App onboarding is the most visible—and most painful—part of any identity program. And yet, too often it looks like this:

  • A ticket gets filed to integrate an app.

  • A 17-tab spreadsheet shows up with access requirements.

  • IT, security, compliance, and the business argue over who owns what.

  • Custom logic gets built (again) for an app that has no APIs and unclear owners.

And by the time the app finally goes live?

The business has either changed direction… or lost faith in the IAM team.

Let’s talk about why this happens—and how smarter identity practices (with a little AI assist) can fix it.

The Three Bottlenecks Killing Onboarding

  1. Attribute Chaos

    If you don’t have a clean, canonical source of identity attributes (see Post 1), every onboarding becomes a negotiation.

    “Which title should we use?”

    “Which department field maps here?”

    Multiply that by 100+ apps, and now you have a mess at scale.

  2. Manual Role and Policy Mapping

    Every app requires decisions: Who gets what, when, and why?

    In most orgs, that still means manually mapping entitlements, building role models from scratch, or relying on tribal knowledge (“Oh yeah, everyone in Finance also needs access to that SharePoint drive”).

  3. Approval Spaghetti

    Business owners are unclear, approvers don’t understand access risk, and workflows are stitched together in a way that looks more like a Rube Goldberg machine than an access policy engine.

The Better Way

Here’s how modern IAM leaders are flipping the script:

Standardize to Accelerate

Use predefined templates and repeatable onboarding patterns. Your system should have a “recipe” for the 10 most common app types—SaaS, legacy, custom-built—with clear inputs, expected attributes, and policy options.
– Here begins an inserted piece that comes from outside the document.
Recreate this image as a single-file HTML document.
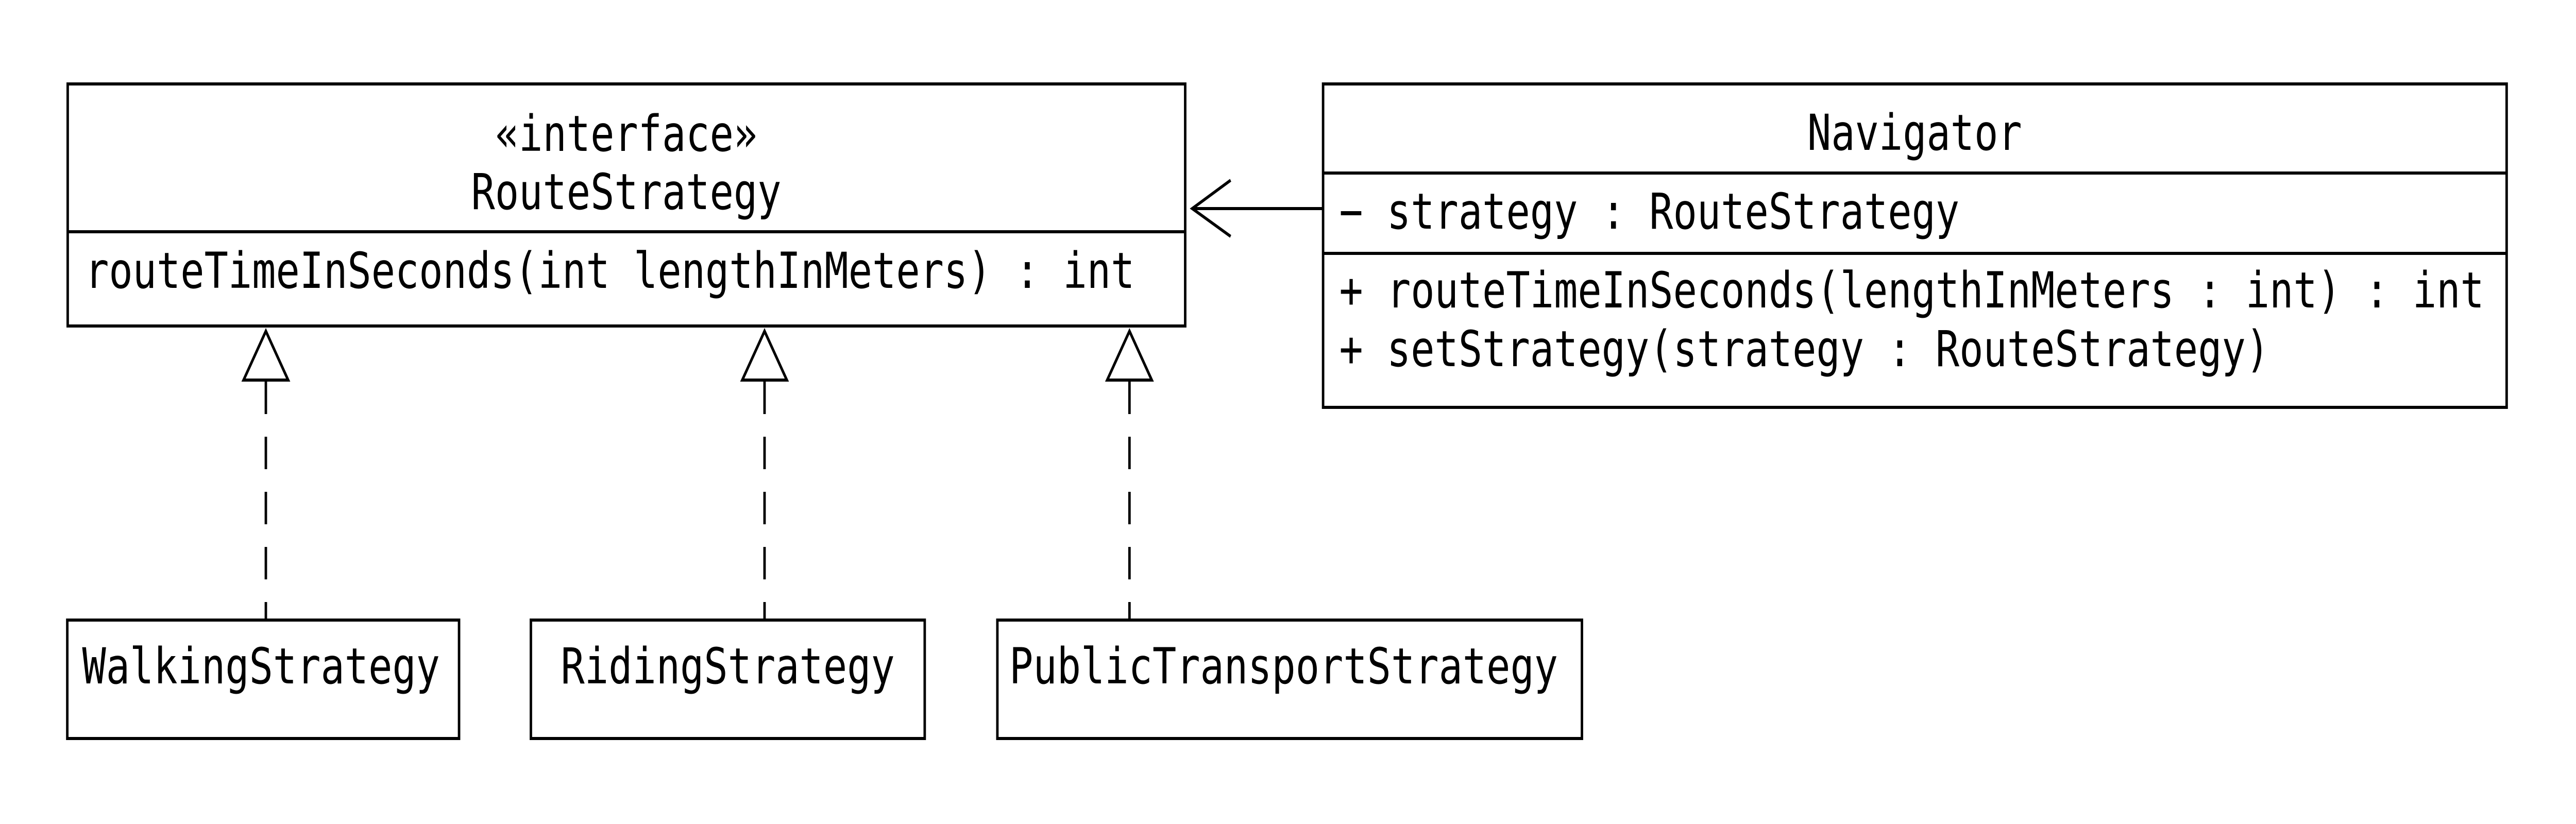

Let AI Suggest, Not Dictate

AI won’t onboard your apps for you—but it can analyze similar apps and suggest:

  • Common access models

  • Likely entitlements

  • Risk signals tied to permissions

Think of it like onboarding with autocomplete. Still human-driven. But faster.

Build for Orchestration, Not Integration

Too many onboarding strategies assume deep integration. But orchestration—where you stitch together logic, triggers, and policies across loosely connected systems—is often faster, cheaper, and more flexible.

What Success Looks Like

  • Apps are onboarded in 2 weeks, not 2 quarters.

  • Identity data drives automated role assignment, context-based approvals, and risk-aware provisioning.

  • App owners actually understand their role in the process—and feel like partners, not roadblocks.

You’re not in the business of onboarding apps. You’re in the business of enabling the business—faster, safer, and at scale. So the next time someone says, “It’ll take us a few months to bring that app into IAM,” stop and ask:

Is it really the app that’s hard to onboard—or is it our process that’s stuck in 2013?